For the data modeling we have used the Smalltalk Frame Kit (SFK), an object
oriented modeling tool which offers a spectrum of features to make model
descriptions operational (Fisher and Rostek, In Preparation).
Various processes are supported:
- 1. structuring, compiling, importing and working with one or more text corpora,
- 2. determining one or more, hierarchically or non-hierarchically structured, categorization schemata to be used for on-text mark up,
- 3. importing or re-using an already existing categorization schema, and (or) defining and structuring one's own categorization schema,
- 4. enabling the integration of automatic tagging/encoding tools for a supplementary annotation,
- 5. performing on-text annotation according to more than one categorization schema concurrently,
- 6. flexible viewing of both annotated and non-annotated text segments (this includes on the one hand selecting and arranging according to different criteria - frequency of occurrences, encoded category types, etc. - and on the other hand presenting by meaningful layout styles - fonts, colours, etc.),
- 7. calculating different statistics on the basis of the text corpora themselves, the encoded text segments and - if available - the hierarchical relations within the categorization schema, e.g. frequency of occurrence of word types, word tokens or categories or how these are distributed in the text(s)

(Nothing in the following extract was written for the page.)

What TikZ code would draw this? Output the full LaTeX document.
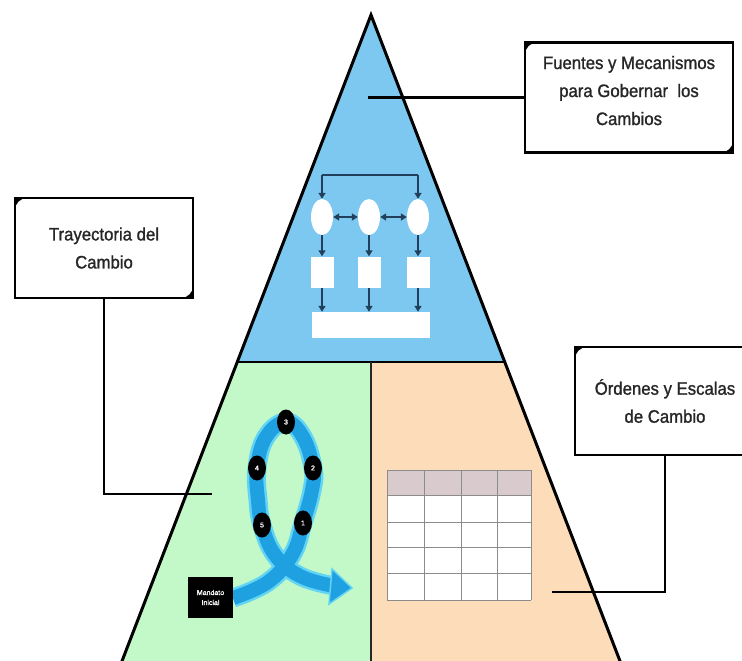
\documentclass[tikz,border=0pt]{standalone}
\usepackage{fontspec}
\setmainfont{Liberation Sans}
\newfontfamily\calloutfont[FakeStretch=0.93,FakeBold=1.2]{Liberation Sans}
\newfontfamily\tinyfont[FakeBold=1.5]{Liberation Sans}
\usetikzlibrary{positioning,arrows.meta,shapes.geometric}
\definecolor{topblue}{HTML}{7DC8F0}
\definecolor{leftgreen}{HTML}{C3F8C8}
\definecolor{rightpeach}{HTML}{FDDDB9}
\definecolor{ribbonblue}{HTML}{1EA0E1}
\definecolor{ribbonglow}{HTML}{62D4F4}
\definecolor{flowdark}{HTML}{22405C}
\definecolor{headgray}{HTML}{D9CACE}
\definecolor{gridgray}{HTML}{8C8C8C}
\definecolor{labelgray}{HTML}{262626}
\tikzset{callout/.style={rectangle, draw=black, line width=2.5pt, fill=white, inner sep=0pt,
  align=center, text=labelgray, font=\calloutfont\fontsize{18}{28}\selectfont,
  path picture={%
    \fill[black] (path picture bounding box.north west) -- ++(#1,0pt)
      arc[start angle=90, end angle=180, radius=#1] -- cycle;
    \fill[black] (path picture bounding box.south east) -- ++(-#1,0pt)
      arc[start angle=270, end angle=360, radius=#1] -- cycle;}},
callout/.default={12pt}}
\tikzset{flowoval/.style={ellipse, fill=white, minimum width=22pt, minimum height=36pt, inner sep=0pt},
flowbox/.style={rectangle, fill=white, minimum width=23pt, minimum height=31pt, inner sep=0pt},
flowarrow/.style={draw=flowdark, line width=1.5pt, -{Triangle[length=6pt,width=7pt]}},
flowboth/.style={draw=flowdark, line width=1.5pt, {Triangle[length=6pt,width=7pt]}-{Triangle[length=6pt,width=7pt]}}}
\tikzset{loopstep/.style={ellipse, fill=black, minimum width=18pt, minimum height=25pt, inner sep=0pt,
  text=white, font=\tinyfont\fontsize{7}{7}\selectfont},
startbox/.style={rectangle, fill=black, minimum width=45pt, minimum height=41pt, inner sep=0pt,
  align=center, text=white, font=\tinyfont\fontsize{7}{10}\selectfont}}

\begin{document}
\begin{tikzpicture}[x=1pt, y=-1pt]
	\path[use as bounding box, clip] (0,0) rectangle (742,661);
	\fill[white] (0,0) rectangle (742,661);
	% pyramid
	\coordinate (apex) at (371,15);
	\coordinate (midleft) at (237.3,362);
	\coordinate (midright) at (504.7,362);
	\coordinate (midmid) at (371,362);
	\coordinate (baseleft) at (114.7,680);
	\coordinate (baseright) at (627.3,680);
	\coordinate (basemid) at (371,680);
	\fill[topblue] (apex) -- (midleft) -- (midright) -- cycle;
	\fill[leftgreen] (midleft) -- (midmid) -- (basemid) -- (baseleft) -- cycle;
	\fill[rightpeach] (midmid) -- (midright) -- (baseright) -- (basemid) -- cycle;
	\draw[line width=2.5pt] (midleft) -- (midright);
	\draw[line width=2pt, draw=black!85] (midmid) -- (basemid);
	\draw[line width=3pt, line join=miter] (baseleft) -- (apex) -- (baseright);

	% flow chart in the top part
	\node[flowoval] (oval1) at (322,217) {};
	\node[flowoval] (oval2) at (369,217) {};
	\node[flowoval] (oval3) at (418,217) {};
	\node[flowbox] (rect1) at (322,272) {};
	\node[flowbox] (rect2) at (369,272) {};
	\node[flowbox] (rect3) at (418,272) {};
	\node[flowbox, minimum width=118pt, minimum height=26pt] (bar) at (371,325) {};
	\coordinate (bracketleft) at (322,175);
	\coordinate (bracketright) at (418,175);
	\draw[draw=flowdark, line width=1.5pt] (bracketleft) -- (bracketright);
	\draw[flowarrow] (bracketleft) -- (oval1.north);
	\draw[flowarrow] (bracketright) -- (oval3.north);
	\draw[flowboth] (oval1) -- (oval2);
	\draw[flowboth] (oval2) -- (oval3);
	\foreach \i in {1,2,3} {
		\draw[flowarrow] (oval\i.south) -- (rect\i.north);
		\draw[flowarrow] (rect\i.south) -- (rect\i.south |- bar.north);
	}

	% change trajectory
	\draw[ribbonglow, line width=19pt] plot[smooth, tension=0.7] coordinates {
		(233,598) (268,582) (292,555) (303,523) (312,490) (313,468) (303,437) (286,422)
		(266,437) (257,468) (258,500) (262,525) (275,555) (300,576) (334,586)};
	\draw[ribbonblue, line width=14pt] plot[smooth, tension=0.7] coordinates {
		(233,598) (268,582) (292,555) (303,523) (312,490) (313,468) (303,437) (286,422)
		(266,437) (257,468) (258,500) (262,525) (275,555) (300,576) (334,586)};
	\filldraw[fill=ribbonblue, draw=ribbonglow, line width=1.5pt, line join=miter]
		(332,569) -- (352,588) -- (329,604) -- cycle;
	\node[loopstep] (step1) at (303,523) {1};
	\node[loopstep] (step2) at (313,468) {2};
	\node[loopstep] (step3) at (286,422) {3};
	\node[loopstep] (step4) at (257,468) {4};
	\node[loopstep] (step5) at (262,525) {5};
	\node[startbox] (mandato) at (210.5,597.5) {Mandato\\Inicial};

	% orders and scales table
	\fill[white] (387,495) rectangle (531,600);
	\fill[headgray] (387,470) rectangle (531,495);
	\foreach \x in {387,424,461,497,531}
		\draw[gridgray, line width=1pt] (\x,470) -- (\x,600);
	\foreach \y in {470,495,522,547,573,600}
		\draw[gridgray, line width=1pt] (387,\y) -- (531,\y);

	% callouts
	\node[callout, minimum width=208pt, minimum height=110pt] (fuentes) at (629,97.5)
		{Fuentes y Mecanismos\\para Gobernar\ \ los\\Cambios\\[-14pt]\mbox{}};
	\node[callout, minimum width=178pt, minimum height=100pt] (trayectoria) at (104,248)
		{Trayectoria del\\Cambio};
	\node[callout, minimum width=180pt, minimum height=108pt] (ordenes) at (665,401)
		{Órdenes y Escalas\\de Cambio};
	\coordinate (fuentesend) at (368,97.5);
	\coordinate (trayectoriaend) at (212,494);
	\coordinate (ordenesend) at (552,592);
	\draw[line width=2.5pt] (fuentesend) -- (fuentes.west);
	\draw[line width=2.5pt] (trayectoria.south) |- (trayectoriaend);
	\draw[line width=2.5pt] (ordenes.south) |- (ordenesend);
\end{tikzpicture}
\end{document}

- 8. re-using the encoded information as input to further processing by exporting it in an appropriate format, e.g. sgml.
References
Melina Alexa. “Making principled selections: A methodology for
register analysis and description for text generation.” Presented at the 22nd International Systemic-Functional Congress, Beijing, China, July 1995. : , 1995.
Dietrich Fischer Lothar Rostek. SFK: A Smalltalk Frame Kit. Technical report. : GMD/Institut fuer Integrierte Publikations- und Informationssysteme, 1996.
Michael A. K. Halliday. An Introduction to Functional Grammar. London: Edward Arnold, 1985.